La ricerca di una posizione, con le medesime caratteristiche, si trasforma in una cinica guerra personale. Il nostro eroe diventa, quindi, una sorta di cacciatore di teste “originario”.

La sua ribellione, il suo evidente anticonformismo, in realtà, non sono che estremo individualismo conforme, comunque, alle regole di mercato.

Bruno passa, indifferente come uno zombie, in mezzo ai consueti paradigmi sociali (notiziari, conversazioni, pubblicità, eventi, ..), a cui è talmente assuefatto da percepirli solo se lo toccano soggettivamente. Non è privo di coscienza ne di critica, ma cinicamente la allontana per una visione primaria soggettiva.

I sentimenti nei confronti della famiglia sono tribali, ma in senso formale. Al di fuori di essa non esistono o sfumano immediatamente davanti a quanto si è prefisso.

 

Egli fa suoi fino in fondo modalità e strumenti della società imprenditoriale, adattandoli ai propri obiettivi, materializzandone l’iniquità (“Il crimine è l’unica industria in pieno sviluppo” dice il poliziotto e lui sarcasticamente esclama “Chissà perché?”) che, dunque, coerentemente alla realtà di un mondo senza etica ne solidarietà, resta impunita.

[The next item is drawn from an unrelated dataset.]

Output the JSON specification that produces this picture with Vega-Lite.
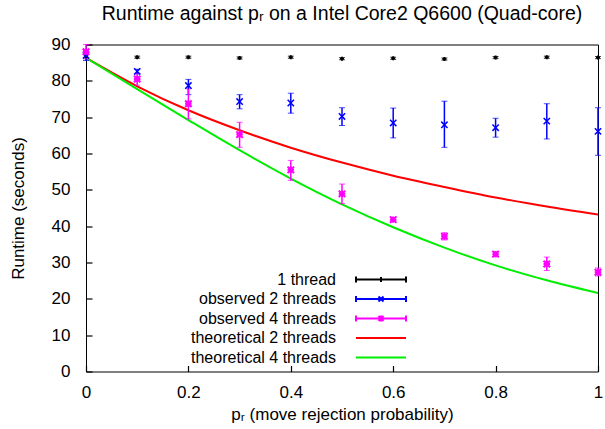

Come cacciatore riesce a raggiungere il traguardo prestabilito, ma in quanto preda “senza tribù” è consapevole di essere vulnerabile, perché la caccia è sempre aperta, senza distinzioni, e istintivamente all’erta riconosce il suo cacciatore (la donna che replica il suo iter).

 

Non si conosce bene il protagonista al di fuori di questa parentesi svantaggiosa, ma d’altronde la sua personalità non riguarda il film, poiché egli rappresenta qui un facsimile della società che lo ha prodotto e di cui ha assimilato i parametri, anche nel ribellarsi, che fanno dell’individualismo una conquista egocentrica e non sociale.